* **What is needed**: Pictures stay out. Extract the lines below from the first one through the line with "const vmin = -0.72, vmax = 1.0;", both included.

* **Information provided**:
--------------------------------

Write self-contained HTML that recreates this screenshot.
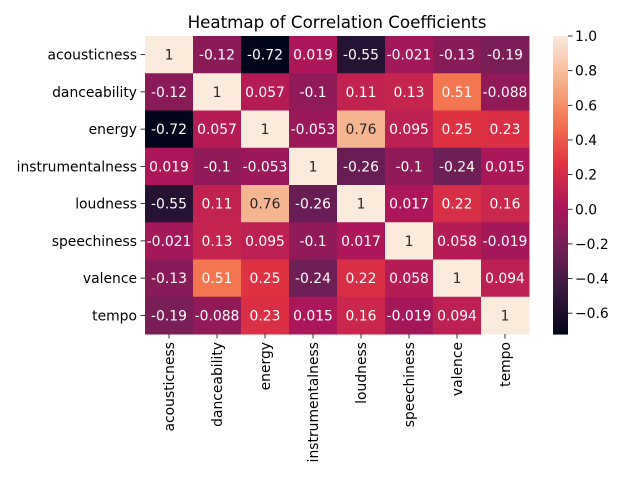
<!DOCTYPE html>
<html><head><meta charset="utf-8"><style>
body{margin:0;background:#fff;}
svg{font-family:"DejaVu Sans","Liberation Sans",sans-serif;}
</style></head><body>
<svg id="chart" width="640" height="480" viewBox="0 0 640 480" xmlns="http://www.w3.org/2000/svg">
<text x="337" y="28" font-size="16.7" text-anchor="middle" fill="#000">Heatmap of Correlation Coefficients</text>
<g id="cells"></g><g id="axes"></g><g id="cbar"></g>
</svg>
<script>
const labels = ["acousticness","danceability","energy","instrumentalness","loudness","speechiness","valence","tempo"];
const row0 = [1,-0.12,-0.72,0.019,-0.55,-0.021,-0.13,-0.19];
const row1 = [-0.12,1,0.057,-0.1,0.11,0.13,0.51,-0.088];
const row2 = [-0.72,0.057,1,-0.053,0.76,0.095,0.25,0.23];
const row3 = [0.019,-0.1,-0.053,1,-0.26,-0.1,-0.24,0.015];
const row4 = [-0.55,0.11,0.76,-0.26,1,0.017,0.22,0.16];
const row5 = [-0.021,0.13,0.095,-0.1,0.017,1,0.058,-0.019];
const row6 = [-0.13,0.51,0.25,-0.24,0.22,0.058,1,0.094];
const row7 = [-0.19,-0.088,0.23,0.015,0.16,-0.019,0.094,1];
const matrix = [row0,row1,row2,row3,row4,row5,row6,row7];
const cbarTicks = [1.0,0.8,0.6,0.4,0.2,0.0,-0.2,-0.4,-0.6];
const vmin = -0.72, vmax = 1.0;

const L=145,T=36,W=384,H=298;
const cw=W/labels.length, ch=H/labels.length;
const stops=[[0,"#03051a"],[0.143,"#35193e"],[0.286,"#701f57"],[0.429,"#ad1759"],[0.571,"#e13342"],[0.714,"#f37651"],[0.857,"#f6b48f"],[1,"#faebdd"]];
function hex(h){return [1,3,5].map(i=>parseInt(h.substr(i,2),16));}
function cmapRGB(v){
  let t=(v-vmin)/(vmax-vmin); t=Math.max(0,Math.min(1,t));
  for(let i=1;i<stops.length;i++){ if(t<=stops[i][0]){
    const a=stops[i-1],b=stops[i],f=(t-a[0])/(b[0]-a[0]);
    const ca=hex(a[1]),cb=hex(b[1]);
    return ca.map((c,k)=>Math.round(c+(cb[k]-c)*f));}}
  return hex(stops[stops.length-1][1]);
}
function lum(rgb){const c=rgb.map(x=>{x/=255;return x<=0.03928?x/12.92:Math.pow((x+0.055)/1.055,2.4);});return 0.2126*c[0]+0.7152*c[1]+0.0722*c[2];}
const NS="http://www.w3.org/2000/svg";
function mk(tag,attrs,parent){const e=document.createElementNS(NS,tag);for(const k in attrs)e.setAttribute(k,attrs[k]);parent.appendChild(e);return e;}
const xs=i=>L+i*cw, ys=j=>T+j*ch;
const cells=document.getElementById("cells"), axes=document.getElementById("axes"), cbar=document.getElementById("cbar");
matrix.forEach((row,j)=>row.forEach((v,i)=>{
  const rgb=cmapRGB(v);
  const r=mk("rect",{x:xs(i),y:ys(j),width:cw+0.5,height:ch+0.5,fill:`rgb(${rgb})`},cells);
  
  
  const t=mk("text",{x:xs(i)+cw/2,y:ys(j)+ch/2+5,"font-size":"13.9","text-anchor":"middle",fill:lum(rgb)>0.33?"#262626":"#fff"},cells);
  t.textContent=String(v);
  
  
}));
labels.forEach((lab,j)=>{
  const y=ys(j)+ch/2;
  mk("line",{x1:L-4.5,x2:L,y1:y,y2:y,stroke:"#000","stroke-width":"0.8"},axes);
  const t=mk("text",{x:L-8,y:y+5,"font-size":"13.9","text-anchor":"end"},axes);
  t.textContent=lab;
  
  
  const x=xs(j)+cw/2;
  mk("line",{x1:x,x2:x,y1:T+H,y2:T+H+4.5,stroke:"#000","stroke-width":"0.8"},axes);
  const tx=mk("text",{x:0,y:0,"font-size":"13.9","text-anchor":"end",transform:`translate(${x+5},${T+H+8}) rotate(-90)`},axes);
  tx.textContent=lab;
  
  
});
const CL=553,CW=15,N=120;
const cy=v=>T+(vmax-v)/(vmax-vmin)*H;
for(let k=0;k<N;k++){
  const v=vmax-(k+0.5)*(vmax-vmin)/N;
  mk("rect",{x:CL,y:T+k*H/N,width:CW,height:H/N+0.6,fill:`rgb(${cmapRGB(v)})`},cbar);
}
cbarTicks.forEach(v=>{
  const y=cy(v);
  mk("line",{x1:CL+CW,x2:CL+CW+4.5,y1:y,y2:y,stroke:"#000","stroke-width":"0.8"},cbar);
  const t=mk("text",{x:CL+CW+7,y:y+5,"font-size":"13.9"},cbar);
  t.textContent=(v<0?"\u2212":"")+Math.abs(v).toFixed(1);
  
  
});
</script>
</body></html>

--------------------------------

* **Problem solution**:
Write self-contained HTML that recreates this screenshot.
<!DOCTYPE html>
<html><head><meta charset="utf-8"><style>
body{margin:0;background:#fff;}
svg{font-family:"DejaVu Sans","Liberation Sans",sans-serif;}
</style></head><body>
<svg id="chart" width="640" height="480" viewBox="0 0 640 480" xmlns="http://www.w3.org/2000/svg">
<text x="337" y="28" font-size="16.7" text-anchor="middle" fill="#000">Heatmap of Correlation Coefficients</text>
<g id="cells"></g><g id="axes"></g><g id="cbar"></g>
</svg>
<script>
const labels = ["acousticness","danceability","energy","instrumentalness","loudness","speechiness","valence","tempo"];
const row0 = [1,-0.12,-0.72,0.019,-0.55,-0.021,-0.13,-0.19];
const row1 = [-0.12,1,0.057,-0.1,0.11,0.13,0.51,-0.088];
const row2 = [-0.72,0.057,1,-0.053,0.76,0.095,0.25,0.23];
const row3 = [0.019,-0.1,-0.053,1,-0.26,-0.1,-0.24,0.015];
const row4 = [-0.55,0.11,0.76,-0.26,1,0.017,0.22,0.16];
const row5 = [-0.021,0.13,0.095,-0.1,0.017,1,0.058,-0.019];
const row6 = [-0.13,0.51,0.25,-0.24,0.22,0.058,1,0.094];
const row7 = [-0.19,-0.088,0.23,0.015,0.16,-0.019,0.094,1];
const matrix = [row0,row1,row2,row3,row4,row5,row6,row7];
const cbarTicks = [1.0,0.8,0.6,0.4,0.2,0.0,-0.2,-0.4,-0.6];
const vmin = -0.72, vmax = 1.0;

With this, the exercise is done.